# Directive:
Provide the count of lines that hold "Reproduce" and no other output.

# Task material:
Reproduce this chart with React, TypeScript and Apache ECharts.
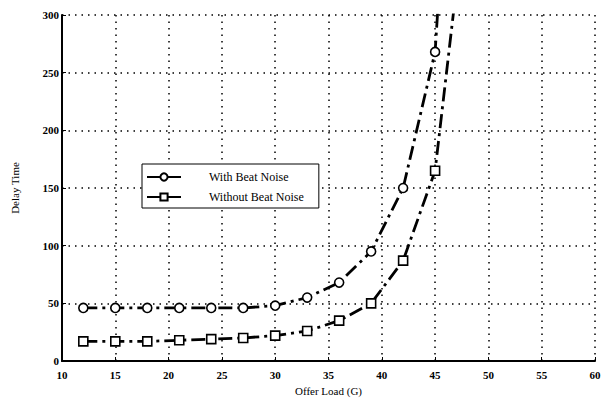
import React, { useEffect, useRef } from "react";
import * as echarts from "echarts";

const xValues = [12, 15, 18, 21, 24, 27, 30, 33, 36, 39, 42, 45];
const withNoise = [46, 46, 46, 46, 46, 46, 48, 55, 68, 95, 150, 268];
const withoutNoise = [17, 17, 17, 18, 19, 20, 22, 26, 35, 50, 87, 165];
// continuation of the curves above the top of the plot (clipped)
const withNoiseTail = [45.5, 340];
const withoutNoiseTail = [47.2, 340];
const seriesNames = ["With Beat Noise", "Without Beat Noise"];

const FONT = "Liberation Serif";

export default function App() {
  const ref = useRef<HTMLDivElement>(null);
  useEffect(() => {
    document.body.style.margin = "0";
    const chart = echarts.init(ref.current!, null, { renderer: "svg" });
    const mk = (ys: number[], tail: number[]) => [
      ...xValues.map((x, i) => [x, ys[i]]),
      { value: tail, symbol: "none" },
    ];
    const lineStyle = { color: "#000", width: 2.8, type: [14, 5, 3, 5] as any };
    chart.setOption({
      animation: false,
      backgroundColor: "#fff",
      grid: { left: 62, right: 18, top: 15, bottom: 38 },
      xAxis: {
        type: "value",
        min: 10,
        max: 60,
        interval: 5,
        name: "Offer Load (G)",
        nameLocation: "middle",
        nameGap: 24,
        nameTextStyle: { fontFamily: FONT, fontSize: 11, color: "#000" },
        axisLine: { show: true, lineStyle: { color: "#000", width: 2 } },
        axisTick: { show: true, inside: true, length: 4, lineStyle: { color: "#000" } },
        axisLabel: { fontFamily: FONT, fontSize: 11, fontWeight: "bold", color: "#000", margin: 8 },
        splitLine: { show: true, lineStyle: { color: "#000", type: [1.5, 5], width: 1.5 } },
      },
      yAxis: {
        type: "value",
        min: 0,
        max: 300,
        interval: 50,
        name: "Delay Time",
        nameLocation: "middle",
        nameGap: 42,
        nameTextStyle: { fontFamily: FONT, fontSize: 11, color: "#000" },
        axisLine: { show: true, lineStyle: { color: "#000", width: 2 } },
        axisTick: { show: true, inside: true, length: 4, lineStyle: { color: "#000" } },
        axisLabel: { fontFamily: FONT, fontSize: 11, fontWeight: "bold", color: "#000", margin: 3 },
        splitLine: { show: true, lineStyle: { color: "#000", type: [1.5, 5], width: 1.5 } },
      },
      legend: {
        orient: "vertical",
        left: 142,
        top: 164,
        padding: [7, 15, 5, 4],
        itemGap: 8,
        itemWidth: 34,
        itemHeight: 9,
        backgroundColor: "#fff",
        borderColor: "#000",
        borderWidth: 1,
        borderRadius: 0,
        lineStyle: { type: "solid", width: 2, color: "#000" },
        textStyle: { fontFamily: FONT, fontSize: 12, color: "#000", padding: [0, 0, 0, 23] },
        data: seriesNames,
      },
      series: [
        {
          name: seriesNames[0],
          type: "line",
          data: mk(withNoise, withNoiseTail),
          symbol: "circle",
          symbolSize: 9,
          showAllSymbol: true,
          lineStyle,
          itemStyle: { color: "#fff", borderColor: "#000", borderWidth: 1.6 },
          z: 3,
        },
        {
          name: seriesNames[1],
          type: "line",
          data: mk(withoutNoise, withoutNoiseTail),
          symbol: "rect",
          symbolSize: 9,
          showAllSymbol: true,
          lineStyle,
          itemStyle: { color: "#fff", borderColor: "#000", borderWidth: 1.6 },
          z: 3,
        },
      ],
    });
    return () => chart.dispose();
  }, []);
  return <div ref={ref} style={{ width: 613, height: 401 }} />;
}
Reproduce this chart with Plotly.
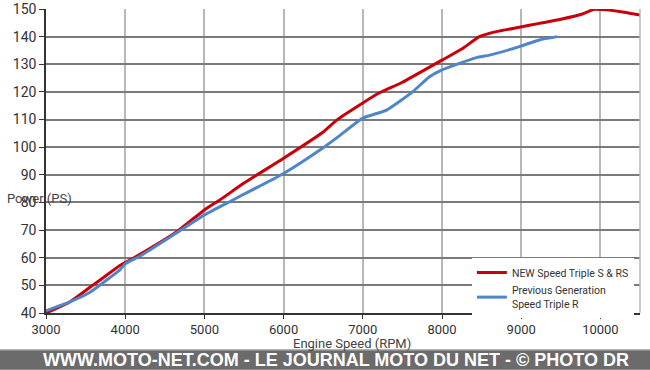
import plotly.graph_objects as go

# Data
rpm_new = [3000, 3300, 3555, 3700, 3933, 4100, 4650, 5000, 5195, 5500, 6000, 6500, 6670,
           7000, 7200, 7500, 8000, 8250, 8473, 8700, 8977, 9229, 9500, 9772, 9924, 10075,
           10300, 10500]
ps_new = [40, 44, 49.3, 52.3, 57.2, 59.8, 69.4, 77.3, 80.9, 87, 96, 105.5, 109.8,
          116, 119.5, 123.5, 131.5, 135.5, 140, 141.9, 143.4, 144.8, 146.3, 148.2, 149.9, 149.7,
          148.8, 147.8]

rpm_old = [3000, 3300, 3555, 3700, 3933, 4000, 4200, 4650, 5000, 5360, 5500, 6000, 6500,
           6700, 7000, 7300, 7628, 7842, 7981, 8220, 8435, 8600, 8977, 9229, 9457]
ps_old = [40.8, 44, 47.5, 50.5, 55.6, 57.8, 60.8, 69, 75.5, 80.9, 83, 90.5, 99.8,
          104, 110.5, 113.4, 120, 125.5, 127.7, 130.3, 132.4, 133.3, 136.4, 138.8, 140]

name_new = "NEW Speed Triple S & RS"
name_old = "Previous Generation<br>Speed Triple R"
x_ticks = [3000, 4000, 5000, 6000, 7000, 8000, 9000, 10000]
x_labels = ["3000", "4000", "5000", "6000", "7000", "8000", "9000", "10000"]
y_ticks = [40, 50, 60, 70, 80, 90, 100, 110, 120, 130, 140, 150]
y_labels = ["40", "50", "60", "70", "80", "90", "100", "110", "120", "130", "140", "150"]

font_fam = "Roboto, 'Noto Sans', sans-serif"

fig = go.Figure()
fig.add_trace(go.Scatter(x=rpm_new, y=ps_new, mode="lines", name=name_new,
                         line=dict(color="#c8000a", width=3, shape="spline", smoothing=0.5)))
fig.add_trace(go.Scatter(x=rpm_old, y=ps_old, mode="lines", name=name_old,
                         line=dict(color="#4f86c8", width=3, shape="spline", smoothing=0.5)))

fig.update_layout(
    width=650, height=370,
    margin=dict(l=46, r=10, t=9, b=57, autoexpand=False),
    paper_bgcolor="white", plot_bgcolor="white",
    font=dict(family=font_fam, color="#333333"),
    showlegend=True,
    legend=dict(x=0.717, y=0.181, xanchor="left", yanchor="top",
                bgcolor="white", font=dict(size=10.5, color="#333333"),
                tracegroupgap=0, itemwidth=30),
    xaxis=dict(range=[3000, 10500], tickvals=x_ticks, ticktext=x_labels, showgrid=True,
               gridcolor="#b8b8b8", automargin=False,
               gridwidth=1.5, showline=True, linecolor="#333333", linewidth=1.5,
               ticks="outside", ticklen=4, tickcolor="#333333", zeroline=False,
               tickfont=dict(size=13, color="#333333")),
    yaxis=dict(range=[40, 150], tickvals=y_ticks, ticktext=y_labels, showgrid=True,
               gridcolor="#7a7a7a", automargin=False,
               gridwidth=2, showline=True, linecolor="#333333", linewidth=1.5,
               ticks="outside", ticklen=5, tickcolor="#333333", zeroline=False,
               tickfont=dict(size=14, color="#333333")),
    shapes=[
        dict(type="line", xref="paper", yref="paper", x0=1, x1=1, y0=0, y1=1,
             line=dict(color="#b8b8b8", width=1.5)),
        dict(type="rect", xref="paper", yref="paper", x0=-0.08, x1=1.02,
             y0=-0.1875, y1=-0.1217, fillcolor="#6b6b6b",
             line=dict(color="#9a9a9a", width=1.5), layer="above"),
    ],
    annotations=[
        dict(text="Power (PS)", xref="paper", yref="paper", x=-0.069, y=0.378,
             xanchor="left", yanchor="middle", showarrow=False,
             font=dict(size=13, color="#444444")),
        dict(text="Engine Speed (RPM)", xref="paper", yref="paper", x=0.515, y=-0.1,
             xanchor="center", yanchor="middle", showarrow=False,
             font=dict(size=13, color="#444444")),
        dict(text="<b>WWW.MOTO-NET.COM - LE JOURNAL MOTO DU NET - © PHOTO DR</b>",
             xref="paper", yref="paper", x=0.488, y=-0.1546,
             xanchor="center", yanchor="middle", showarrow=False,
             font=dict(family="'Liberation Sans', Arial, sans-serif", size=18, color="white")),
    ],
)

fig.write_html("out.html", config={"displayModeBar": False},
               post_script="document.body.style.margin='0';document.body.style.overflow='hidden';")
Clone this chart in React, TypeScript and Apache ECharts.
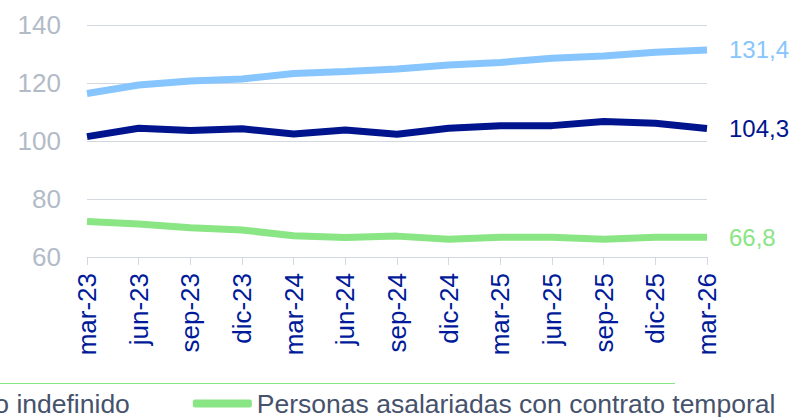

# Solution for this exercise:
2